The same group for the Bills led the league the following year with 54. Coach McDermott will be the first to tell you that the sack total isn't the end all, be all figure. As long as there is consistent pressure on the quarterback to affect the timing of the offensive play, a defensive front is playing effectively. And he believes the best way to accomplish that is by relying on everyone to make contributions.
"I think it's really about fresh bodies and we've got a number of guys that we can roll in there which is which is good to have, many of whom have significant reps under their belt at this level," McDermott said. "I think the way that they work together and the way that group is coming together off the field is going to make them a good unit on the field.
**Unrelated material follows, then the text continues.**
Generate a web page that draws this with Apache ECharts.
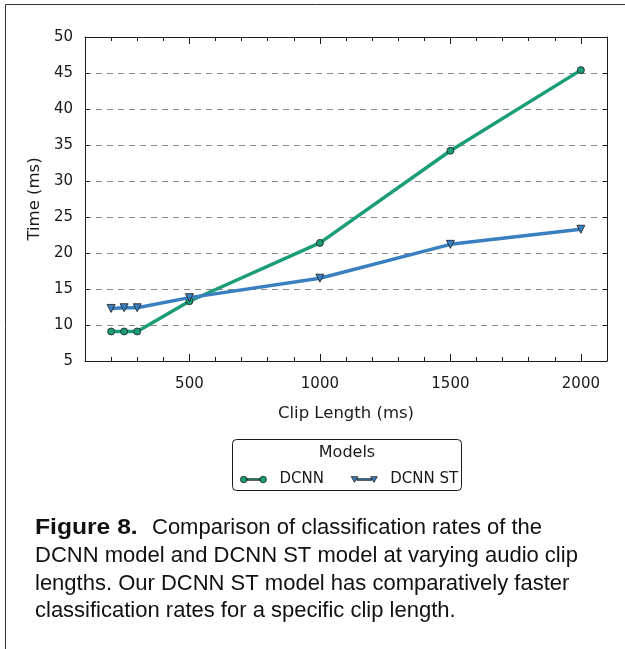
<!DOCTYPE html>
<html>
<head>
<meta charset="utf-8">
<script src="https://cdn.jsdelivr.net/npm/echarts@6/dist/echarts.min.js"></script>
<style>html,body{margin:0;padding:0;background:#fff;}#chart{width:625px;height:649px;}</style>
</head>
<body>
<div id="chart"></div>
<script>
const clipLengths = [200, 250, 300, 500, 1000, 1500, 2000];
const dcnn = [9.1, 9.1, 9.1, 13.3, 21.4, 34.2, 45.4];
const dcnnST = [12.3, 12.4, 12.4, 13.8, 16.5, 21.2, 23.3];
const xMajorTicks = [500, 1000, 1500, 2000];
const captionBold = 'Figure 8.';
const captionLines = [
  'Comparison of classification rates of the',
  'DCNN model and DCNN ST model at varying audio clip',
  'lengths. Our DCNN ST model has comparatively faster',
  'classification rates for a specific clip length.'
];

const green = '#1b9e77';
const blue = '#3a80c0';
const ink = '#1a1a1a';
const font = 'DejaVu Sans';
const capFont = 'Liberation Sans';

const chart = echarts.init(document.getElementById('chart'), null, {renderer: 'canvas'});

function xAxisBase(pos, extra) {
  return Object.assign({
    type: 'value', position: pos, min: 100, max: 2100, interval: 100,
    axisLine: {show: true, lineStyle: {color: ink, width: 1}},
    axisTick: {show: true, inside: true, length: 4, lineStyle: {color: ink, width: 1}},
    axisLabel: {show: false},
    splitLine: {show: false}
  }, extra || {});
}

function capText(x, y, text, bold, sx) {
  return {type: 'text', silent: true, x: x, y: y, scaleX: sx || 1,
    style: {text: text, fontFamily: capFont, fontSize: 22, fontWeight: bold ? 'bold' : 'normal',
      fill: '#111', verticalAlign: 'middle'}};
}

const option = {
  backgroundColor: '#fff',
  animation: false,
  grid: {left: 85, right: 18, top: 37, bottom: 288},
  xAxis: [
    xAxisBase('bottom', {
      name: 'Clip Length (ms)', nameLocation: 'middle', nameGap: 44,
      nameTextStyle: {fontFamily: font, fontSize: 16.5, color: ink},
      axisLabel: {show: true, margin: 16, fontFamily: font, fontSize: 15, color: ink,
        formatter: v => (xMajorTicks.indexOf(v) >= 0 ? String(v) : '')}
    }),
    xAxisBase('top'),
    xAxisBase('bottom', {axisLine: {show: false},
      axisTick: {show: true, inside: true, length: 7, customValues: xMajorTicks, lineStyle: {color: ink, width: 1}}}),
    xAxisBase('top', {axisLine: {show: false},
      axisTick: {show: true, inside: true, length: 7, customValues: xMajorTicks, lineStyle: {color: ink, width: 1}}})
  ],
  yAxis: [
    {
      type: 'value', position: 'left', min: 5, max: 50, interval: 5,
      name: 'Time (ms)', nameLocation: 'middle', nameGap: 39,
      nameTextStyle: {fontFamily: font, fontSize: 16.5, color: ink},
      axisLine: {show: true, lineStyle: {color: ink, width: 1}},
      axisTick: {show: true, inside: true, length: 4, lineStyle: {color: ink}},
      axisLabel: {margin: 12, fontFamily: font, fontSize: 15, color: ink},
      splitLine: {show: true, lineStyle: {color: '#8a8a8a', width: 1, type: [6, 5]}}
    },
    {
      type: 'value', position: 'right', min: 5, max: 50, interval: 5,
      axisLine: {show: true, lineStyle: {color: ink, width: 1}},
      axisTick: {show: true, inside: true, length: 4, lineStyle: {color: ink}},
      axisLabel: {show: false},
      splitLine: {show: false}
    }
  ],
  legend: {
    left: 235, top: 467, orient: 'horizontal',
    itemWidth: 26, itemHeight: 8, itemGap: 27,
    textStyle: {fontFamily: font, fontSize: 15, color: ink, padding: [0, 0, 0, 8]},
    itemStyle: {borderColor: ink, borderWidth: 0.8},
    data: [
      {name: 'DCNN', icon: 'path://M0,4 A4,4 0 1,1 8,4 A4,4 0 1,1 0,4 Z M8,3 L24,3 L24,5 L8,5 Z M24,4 A4,4 0 1,1 32,4 A4,4 0 1,1 24,4 Z'},
      {name: 'DCNN ST', icon: 'path://M0,0.5 L8,0.5 L4,7.5 Z M7,3 L25,3 L25,5 L7,5 Z M24,0.5 L32,0.5 L28,7.5 Z'}
    ]
  },
  graphic: [
    {type: 'rect', silent: true, shape: {x: 5.5, y: 4.5, width: 800, height: 800},
      style: {fill: 'none', stroke: '#333', lineWidth: 1}},
    {type: 'rect', silent: true, shape: {x: 232.5, y: 439.5, width: 229, height: 51, r: 4},
      style: {fill: '#fff', stroke: ink, lineWidth: 1}, z: -1},
    {type: 'text', silent: true, x: 347, y: 453,
      style: {text: 'Models', fontFamily: font, fontSize: 16, fill: ink, align: 'center', verticalAlign: 'middle'}},
    capText(35, 528, captionBold, true, 1.12),
    capText(152, 528, captionLines[0], false),
    capText(35, 556, captionLines[1], false),
    capText(35, 584, captionLines[2], false),
    capText(35, 611, captionLines[3], false)
  ],
  series: [
    {
      name: 'DCNN', type: 'line', xAxisIndex: 0, yAxisIndex: 0,
      data: clipLengths.map((x, i) => [x, dcnn[i]]),
      color: green,
      lineStyle: {color: green, width: 3.5},
      symbol: 'circle', symbolSize: 7,
      itemStyle: {color: green, borderColor: ink, borderWidth: 0.8},
      z: 3
    },
    {
      name: 'DCNN ST', type: 'line', xAxisIndex: 0, yAxisIndex: 0,
      data: clipLengths.map((x, i) => [x, dcnnST[i]]),
      color: blue,
      lineStyle: {color: blue, width: 3.5},
      symbol: 'triangle', symbolRotate: 180, symbolSize: 8,
      itemStyle: {color: blue, borderColor: ink, borderWidth: 0.8},
      z: 4
    }
  ]
};
chart.setOption(option);
</script>
</body>
</html>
These guys are unselfish in their approach and they know that affecting the protection on their side can lead to a sack by somebody else on the other side. It may be a committee type of approach, which I'm totally fine with. I think that at the end of the day that the better defenses that I've been around are anchored by that defensive line and that committee approach usually serves it well."
The Bills men up front are also buoyed by the anticipation that their offense will take another step forward in their point production this season with Josh Allen entering his third year as a starter along with the additional talent of Stefon Diggs and Zack Moss. They know more points on the board for their offense means more advantageous pass rushing situations for them.
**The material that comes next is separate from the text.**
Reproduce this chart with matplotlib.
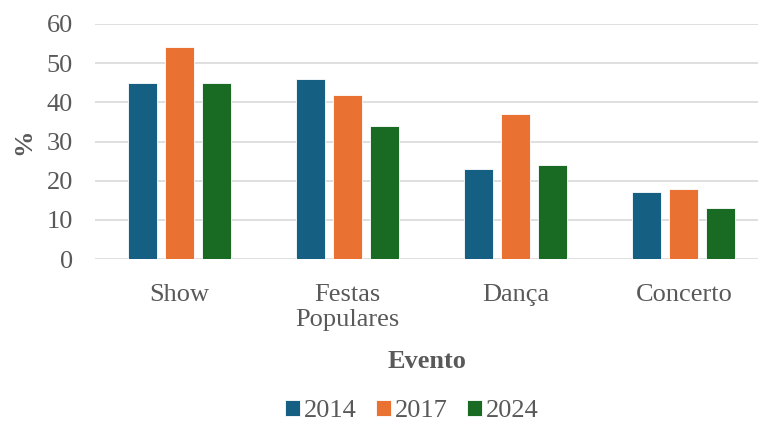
import numpy as np
import matplotlib
matplotlib.use('Agg')
import matplotlib.pyplot as plt

categories = ['Show', 'Festas\nPopulares', 'Dança', 'Concerto']
years = ['2014', '2017', '2024']
values_2014 = [45, 46, 23, 17]
values_2017 = [54, 42, 37, 18]
values_2024 = [45, 34, 24, 13]
colors = ['#156082', '#E97132', '#196B24']

plt.rcParams['font.family'] = ['Liberation Serif', 'DejaVu Serif']
text_color = '#595959'
fs = 19

fig = plt.figure(figsize=(7.58, 4.23), dpi=100)
ax = fig.add_axes([95 / 758, 1 - 259 / 423, 663 / 758, 235 / 423])

x = np.arange(len(categories))
width = 0.172
step = 0.22
series = [values_2014, values_2017, values_2024]
for i, vals in enumerate(series):
    ax.bar(x + (i - 1) * step, vals, width, color=colors[i], label=years[i],
           edgecolor='white', linewidth=0.6, zorder=3)

ax.set_ylim(0, 60)
ax.set_yticks(range(0, 61, 10))
ax.set_xlim(-0.5, 3.5 - 10 / 168)
ax.grid(axis='y', color='#d9d9d9', linewidth=1.2, zorder=0)
for s in ax.spines.values():
    s.set_visible(False)
ax.tick_params(axis='both', length=0, labelsize=fs, colors=text_color)
ax.tick_params(axis='y', pad=16)
ax.tick_params(axis='x', pad=18)
ax.set_xticks(x)
ax.set_xticklabels(categories, linespacing=1.15)

ax.set_xlabel('Evento', fontsize=fs, fontweight='bold', color=text_color,
              labelpad=14)
ax.set_ylabel('%', fontsize=fs, fontweight='bold', color=text_color,
              labelpad=8)

ax.legend(loc='center', bbox_to_anchor=(412 / 758, 1 - 411 / 423),
          bbox_transform=fig.transFigure, ncol=3,
          frameon=False, fontsize=fs, labelcolor=text_color,
          handlelength=0.55, handleheight=0.55, handletextpad=0.15,
          columnspacing=0.75)

fig.savefig('out.png', dpi=100)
"We're going to go rush the passer, and I want to get some sacks this year I know the rest of the guys want to get some sacks," said Harrison Phillips. "And so I think that's the perfect combination of how we can be a successful team and really make a run here is our offense go out, strike first, strike early get a good a good lead for us, and then let the dogs that we have on our defense get after the quarterback and let us go eat."
"I'm excited for all of us to get out on the field because I know we're all going to be out there, relentlessly hunting that quarterback trying to make plays and just keep pushing each other," said Hughes. "I think when you have that level of competition in your room. It makes the room, it makes the year, really fun."
Fun for everyone but opposing offenses.